(PROBLEM TO WORK ON): Quote from the first line below through the line that contains "fig = go.Figure()", both included, and leave the pictures out.

####################

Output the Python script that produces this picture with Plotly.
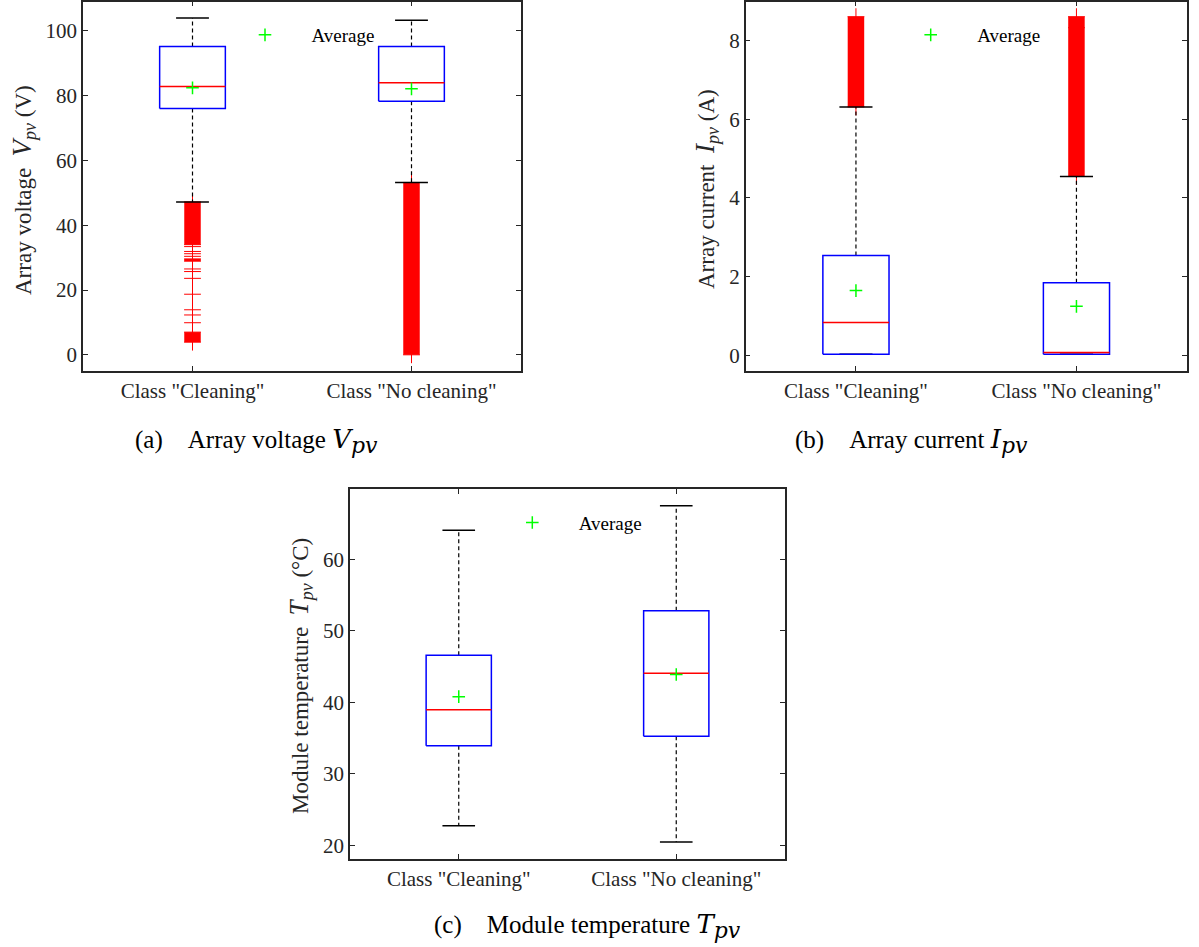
import plotly.graph_objects as go

W, H = 1199, 947

categories = ['Class "Cleaning"', 'Class "No cleaning"']
positions = [1, 2]

# (a) Array voltage V_pv
v_q1 = [76.0, 78.3]
v_med = [82.8, 84.0]
v_q3 = [95.2, 95.2]
v_lo = [47.2, 53.2]
v_hi = [104.0, 103.3]
v_mean = [82.4, 82.1]
v_out_bands = [[(34.0, 47.2), (28.9, 29.6), (3.9, 7.0)], [(0.0, 53.2)]]
v_out_points = [[47.2, 34.0, 33.4, 31.9, 31.2, 30.4, 29.6, 28.9, 26.5, 25.7, 23.6, 18.7,
                 13.9, 12.3, 9.9, 7.0, 3.9], [53.2, 0.0]]

# (b) Array current I_pv
i_q1 = [0.035, 0.035]
i_med = [0.84, 0.077]
i_q3 = [2.54, 1.85]
i_lo = [0.035, 0.035]
i_hi = [6.31, 4.545]
i_mean = [1.65, 1.25]
i_out_bands = [[(6.31, 8.60)], [(4.545, 8.60)]]
i_out_points = [[6.31, 8.60], [4.545, 8.32, 8.60]]

# (c) Module temperature T_pv
t_q1 = [33.93, 35.24]
t_med = [38.97, 44.06]
t_q3 = [46.57, 52.81]
t_lo = [22.74, 20.46]
t_hi = [64.06, 67.5]
t_mean = [40.79, 43.9]
t_out_bands = [[], []]
t_out_points = [[], []]

FONT = "Liberation Serif"
MATH = "DejaVu Serif"
AX = "#262626"
BOX_HW = 0.15
CAP_HW = 0.075

fig = go.Figure()


def add_panel(xr, yr, legend, q1, med, q3, lo, hi, mean, bands, points):
    for c, bl, pts in zip(positions, bands, points):
        for (b0, b1) in bl:
            fig.add_trace(go.Scatter(x=[c, c], y=[b0, b1], mode="lines",
                                     line=dict(color="#ff0000", width=16.5),
                                     xaxis=xr, yaxis=yr, showlegend=False, hoverinfo="skip"))
        if pts:
            fig.add_trace(go.Scatter(x=[c] * len(pts), y=pts, mode="markers",
                                     marker=dict(symbol="cross-thin", size=12, color="#ff0000",
                                                 line=dict(color="#ff0000", width=1)),
                                     xaxis=xr, yaxis=yr, showlegend=False, hoverinfo="skip"))
    for c, a1, a3, l, h in zip(positions, q1, q3, lo, hi):
        fig.add_trace(go.Scatter(x=[c, c, None, c, c], y=[a3, h, None, a1, l], mode="lines",
                                 line=dict(color="black", width=1.2, dash="4px,3px"),
                                 xaxis=xr, yaxis=yr, showlegend=False, hoverinfo="skip"))
        fig.add_trace(go.Scatter(x=[c - CAP_HW, c + CAP_HW, None, c - CAP_HW, c + CAP_HW],
                                 y=[h, h, None, l, l], mode="lines",
                                 line=dict(color="black", width=1.5),
                                 xaxis=xr, yaxis=yr, showlegend=False, hoverinfo="skip"))
    for c, a1, m, a3 in zip(positions, q1, med, q3):
        fig.add_trace(go.Scatter(x=[c - BOX_HW, c + BOX_HW, c + BOX_HW, c - BOX_HW, c - BOX_HW],
                                 y=[a1, a1, a3, a3, a1], mode="lines",
                                 line=dict(color="#0000ff", width=1.5),
                                 xaxis=xr, yaxis=yr, showlegend=False, hoverinfo="skip"))
        fig.add_trace(go.Scatter(x=[c - BOX_HW, c + BOX_HW], y=[m, m], mode="lines",
                                 line=dict(color="#ff0000", width=1.5),
                                 xaxis=xr, yaxis=yr, showlegend=False, hoverinfo="skip"))
    fig.add_trace(go.Scatter(x=positions, y=mean, mode="markers", name="Average",
                             marker=dict(symbol="cross-thin", size=9, color="#00ff00",
                                         line=dict(color="#00ff00", width=1.5)),
                             xaxis=xr, yaxis=yr, showlegend=True, legend=legend))


add_panel("x", "y", "legend", v_q1, v_med, v_q3, v_lo, v_hi, v_mean, v_out_bands, v_out_points)
add_panel("x2", "y2", "legend2", i_q1, i_med, i_q3, i_lo, i_hi, i_mean, i_out_bands, i_out_points)
add_panel("x3", "y3", "legend3", t_q1, t_med, t_q3, t_lo, t_hi, t_mean, t_out_bands, t_out_points)


def px_x(p):
    return p / W


def px_y(p):
    return 1 - p / H


def xaxis(dom, anchor):
    return dict(domain=[px_x(dom[0]), px_x(dom[1])], anchor=anchor, range=[0.5, 2.5],
                tickvals=positions, ticktext=categories, ticks="inside", ticklen=5,
                tickcolor=AX, tickwidth=1, showline=True, linecolor=AX, linewidth=1.5,
                mirror="ticks", showgrid=False, zeroline=False,
                tickfont=dict(family=FONT, size=21, color=AX), fixedrange=True)


def yaxis(dom, anchor, rng, tv):
    return dict(domain=[px_y(dom[1]), px_y(dom[0])], anchor=anchor, range=rng,
                tickvals=tv, ticks="inside", ticklen=5, tickcolor=AX, tickwidth=1,
                showline=True, linecolor=AX, linewidth=1.5, mirror="ticks",
                showgrid=False, zeroline=False,
                tickfont=dict(family=FONT, size=21, color=AX), fixedrange=True)


legend_common = dict(font=dict(family=FONT, size=19, color="black"), bgcolor="rgba(0,0,0,0)",
                     borderwidth=0, itemwidth=83, xanchor="left", yanchor="middle",
                     itemclick=False, itemdoubleclick=False)


def ysym(s):
    return ("<span style='font-size:27px'><i>%s</i></span>"
            "<sub><span style='font-size:18px'><i>pv</i></span></sub>" % s)


def csym(s):
    return ("<span style='font-family:%s;font-size:26px'><i>%s</i></span>"
            "<sub><span style='font-family:%s;font-size:22px'><i>pv</i></span></sub>"
            % (MATH, s, MATH))


NB = "\u00a0"
annotations = []
ytitles = [
    ("Array voltage" + NB * 2 + ysym("V") + NB + "(V)", 23, 190),
    ("Array current" + NB * 2 + ysym("I") + NB + "(A)", 706, 189),
    ("Module temperature" + NB * 2 + ysym("T") + NB + "(°C)", 300, 676),
]
for txt, xp, yp in ytitles:
    annotations.append(dict(text=txt, x=px_x(xp), y=px_y(yp), xref="paper", yref="paper",
                            showarrow=False, textangle=-90, xanchor="center", yanchor="middle",
                            font=dict(family=FONT, size=23, color=AX)))
captions = [
    ("(a)" + NB * 4 + "Array voltage " + csym("V"), 133, 441),
    ("(b)" + NB * 4 + "Array current " + csym("I"), 793, 441),
    ("(c)" + NB * 4 + "Module temperature " + csym("T"), 432, 926),
]
for txt, xp, yp in captions:
    annotations.append(dict(text=txt, x=px_x(xp), y=px_y(yp), xref="paper", yref="paper",
                            showarrow=False, xanchor="left", yanchor="middle",
                            font=dict(family=FONT, size=25, color="black")))

fig.update_layout(
    width=W, height=H, margin=dict(l=0, r=0, t=0, b=0),
    paper_bgcolor="white", plot_bgcolor="white",
    xaxis=xaxis((83, 521), "y"), yaxis=yaxis((1.7, 371), "x", [-5, 109], [0, 20, 40, 60, 80, 100]),
    xaxis2=xaxis((745.7, 1186.7), "y2"),
    yaxis2=yaxis((1.7, 371), "x2", [-0.39, 8.98], [0, 2, 4, 6, 8]),
    xaxis3=xaxis((350, 785), "y3"),
    yaxis3=yaxis((489.3, 859), "x3", [18.08, 69.8], [20, 30, 40, 50, 60]),
    legend=dict(x=px_x(265 - 46.5), y=px_y(35), **legend_common),
    legend2=dict(x=px_x(930.7 - 46.5), y=px_y(35), **legend_common),
    legend3=dict(x=px_x(532.3 - 46.5), y=px_y(522.7), **legend_common),
    annotations=annotations,
    showlegend=True,
)

fig.write_html("out.html")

####################

(FULL OUTPUT):
Output the Python script that produces this picture with Plotly.
import plotly.graph_objects as go

W, H = 1199, 947

categories = ['Class "Cleaning"', 'Class "No cleaning"']
positions = [1, 2]

# (a) Array voltage V_pv
v_q1 = [76.0, 78.3]
v_med = [82.8, 84.0]
v_q3 = [95.2, 95.2]
v_lo = [47.2, 53.2]
v_hi = [104.0, 103.3]
v_mean = [82.4, 82.1]
v_out_bands = [[(34.0, 47.2), (28.9, 29.6), (3.9, 7.0)], [(0.0, 53.2)]]
v_out_points = [[47.2, 34.0, 33.4, 31.9, 31.2, 30.4, 29.6, 28.9, 26.5, 25.7, 23.6, 18.7,
                 13.9, 12.3, 9.9, 7.0, 3.9], [53.2, 0.0]]

# (b) Array current I_pv
i_q1 = [0.035, 0.035]
i_med = [0.84, 0.077]
i_q3 = [2.54, 1.85]
i_lo = [0.035, 0.035]
i_hi = [6.31, 4.545]
i_mean = [1.65, 1.25]
i_out_bands = [[(6.31, 8.60)], [(4.545, 8.60)]]
i_out_points = [[6.31, 8.60], [4.545, 8.32, 8.60]]

# (c) Module temperature T_pv
t_q1 = [33.93, 35.24]
t_med = [38.97, 44.06]
t_q3 = [46.57, 52.81]
t_lo = [22.74, 20.46]
t_hi = [64.06, 67.5]
t_mean = [40.79, 43.9]
t_out_bands = [[], []]
t_out_points = [[], []]

FONT = "Liberation Serif"
MATH = "DejaVu Serif"
AX = "#262626"
BOX_HW = 0.15
CAP_HW = 0.075

fig = go.Figure()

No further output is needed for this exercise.